In telecommunications, subnetwork connection protection (SNCP), is a type of protection mechanism associated with synchronous optical networks such as synchronous digital hierarchy (SDH).

SNCP is a dedicated (1+1) protection mechanism for SDH network spans which may be deployed in ring, point to point or mesh topologies.

==Relation to other mechanisms==
It is complementary to Multiplex Section Protection (MSP), applied to physical handover interfaces; which offers 1+1 protection of the handover.

An alternative to SNCP is Multiplex Section Shared Protection Ring (MS-SP Ring), which offers a shared protection mode, and Multiplex Section Dedicated Protection Ring (MS-DP Ring), which offers a dedicated protection mode.

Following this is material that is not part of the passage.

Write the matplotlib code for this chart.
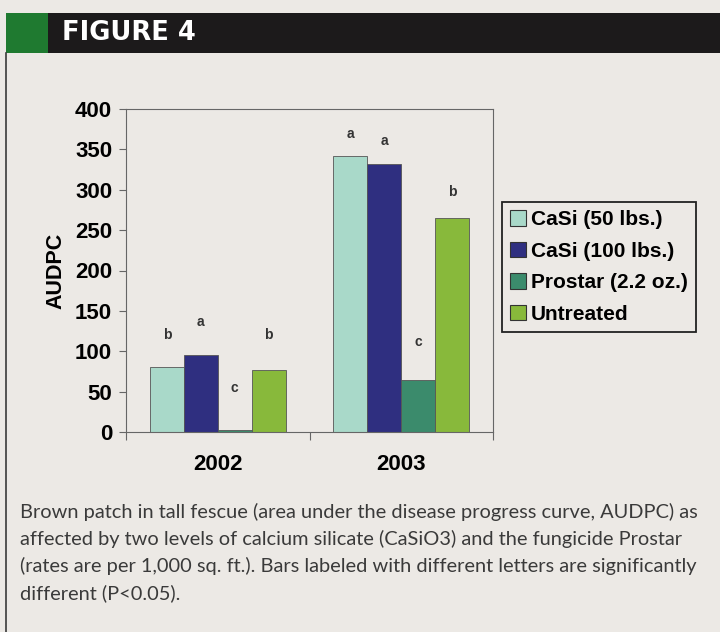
import matplotlib
matplotlib.use("Agg")
import matplotlib.pyplot as plt
from matplotlib.patches import Rectangle, Patch
import numpy as np

# Data
years = ["2002", "2003"]
treatments = ["CaSi (50 lbs.)", "CaSi (100 lbs.)", "Prostar (2.2 oz.)", "Untreated"]
audpc = {
    "CaSi (50 lbs.)": [80, 342],
    "CaSi (100 lbs.)": [95, 332],
    "Prostar (2.2 oz.)": [2, 65],
    "Untreated": [77, 265],
}
letters = {
    "CaSi (50 lbs.)": ["b", "a"],
    "CaSi (100 lbs.)": ["a", "a"],
    "Prostar (2.2 oz.)": ["c", "c"],
    "Untreated": ["b", "b"],
}
letter_height = {
    "CaSi (50 lbs.)": [120, 369],
    "CaSi (100 lbs.)": [136, 360],
    "Prostar (2.2 oz.)": [54, 111],
    "Untreated": [120, 297],
}
colors = ["#a9d9c9", "#2f2f80", "#3b8b6c", "#88b93b"]
caption = ("Brown patch in tall fescue (area under the disease progress curve, AUDPC) as\n"
           "affected by two levels of calcium silicate (CaSiO3) and the fungicide Prostar\n"
           "(rates are per 1,000 sq. ft.). Bars labeled with different letters are significantly\n"
           "different (P<0.05).")

BG = "#ece9e5"
plt.rcParams["font.family"] = ["Liberation Sans", "DejaVu Sans"]

fig = plt.figure(figsize=(7.2, 6.32), dpi=100)
fig.patch.set_facecolor(BG)

# header bar
fig.add_artist(Rectangle((6 / 720, 1 - 53 / 632), 1, 40 / 632, transform=fig.transFigure,
                         facecolor="#1c1a1b", edgecolor="none"))
fig.add_artist(Rectangle((6 / 720, 1 - 53 / 632), 42 / 720, 40 / 632, transform=fig.transFigure,
                         facecolor="#1f7a30", edgecolor="none"))
fig.text(62 / 720, 1 - 33 / 632, "FIGURE 4", color="white", fontsize=18.5, fontweight="heavy",
         family=["DejaVu Sans"], va="center", ha="left")
# left frame line
fig.add_artist(plt.Line2D([6.5 / 720, 6.5 / 720], [0, 1 - 53 / 632], transform=fig.transFigure,
                          color="#3a3a3a", linewidth=1.2))

ax = fig.add_axes([126 / 720, 1 - 432 / 632, 367 / 720, 323 / 632])
ax.set_facecolor(BG)

x = np.arange(len(years))
w = 0.185
for i, t in enumerate(treatments):
    pos = x + (i - 1.5) * w
    ax.bar(pos, audpc[t], width=w, color=colors[i], edgecolor="#555555", linewidth=0.6, label=t)
    for j in range(len(years)):
        ax.text(pos[j], letter_height[t][j], letters[t][j], ha="center", va="center",
                fontsize=10, fontweight="bold", color="#333333")

ax.set_xlim(-0.5, 1.5)
ax.set_ylim(0, 400)
ax.set_yticks(range(0, 401, 50))
ax.tick_params(axis="y", labelsize=16, length=5, width=0.8, color="#666666", pad=5)
for lab in ax.get_yticklabels():
    lab.set_fontweight("bold")
ax.set_xticks([-0.5, 0.5, 1.5])
ax.set_xticklabels([])
ax.tick_params(axis="x", which="major", length=6, width=0.8, color="#666666", direction="out")
ax.set_xticks(x, minor=True)
ax.set_xticklabels(years, minor=True, fontsize=16, fontweight="bold")
ax.tick_params(axis="x", which="minor", length=0, pad=16)
for s in ax.spines.values():
    s.set_color("#666666")
    s.set_linewidth(0.8)
ax.set_ylabel("AUDPC", fontsize=15.5, fontweight="bold", labelpad=6)

handles = [Patch(facecolor=colors[i], edgecolor="#333333", linewidth=0.8) for i in range(4)]
leg = ax.legend(handles, treatments, loc="center left", bbox_to_anchor=(502 / 720, 1 - 267 / 632),
                bbox_transform=fig.transFigure, borderaxespad=0, fancybox=False,
                prop={"weight": "bold", "size": 15}, handlelength=0.75, handleheight=0.75,
                handletextpad=0.25, labelspacing=0.6, borderpad=0.4, facecolor=BG, framealpha=1)
leg.get_frame().set_edgecolor("#222222")
leg.get_frame().set_linewidth(1.3)

fig.text(20 / 720, 1 - 503 / 632, caption, ha="left", va="top", fontsize=14.4,
         color="#3a3a3a", linespacing=1.6, family=["Lato", "DejaVu Sans"])

fig.savefig("out.png", dpi=100, facecolor=BG)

SNCP's functional equivalent in SONET is called UPSR

==Specifications==
SNCP is a per path protection. It follows the principle of Congruent Sending Selective Receive, i.e., Signal is sent on both paths but received only where the Signal Strength is best. When the working path for Signal receiving is cut, the receiver detects SD (Signal Degradation) and the receiver of the other path becomes active.

SNCP is a network protection mechanism for SDH networks providing path protection (end-to-end protection). The data signal is transmitted in a ring structure via two different paths and can be implemented in line or ring structures. The changeover criteria are specified individually when configuring a network element. A protection protocol is not required. The switchover to protection path occurs in the non-revertive mode, i.e. if traffic was switched to the protection path due to a transmission fault, there is no automatic switch-back to the original path once the fault is rectified, but only if there is a fault on the new path (the one labeled as "protecting" and currently services traffic).

==Functionality of mechanism==

SNCP is a 1+1 protection scheme (one working and one protection transport entity). Input traffic is broadcast in two routes (one being the normal working route and the second one being the protection route).

Assume a failure free state for a path from a node B to a node A. Node B bridges the signal destined to A from other nodes on the ring, both on working and protecting routes. At node A, signals from these two routes are continuously monitored for path layer defects and the better quality signal is selected.
Now consider a failure state where fiber between node A and node B is cut. The selector switches traffic on the standby route when the active route between node A and node B is failed.

In order to prevent any unnecessary or spurious protection switching in the presence of bit errors on both paths, a switch will typically occur when the quality of the alternate path exceeds that of the current working path by some threshold (e.g., an order of magnitude better BER). Consecutively, any case of failure drops in SNCP's decision mechanism.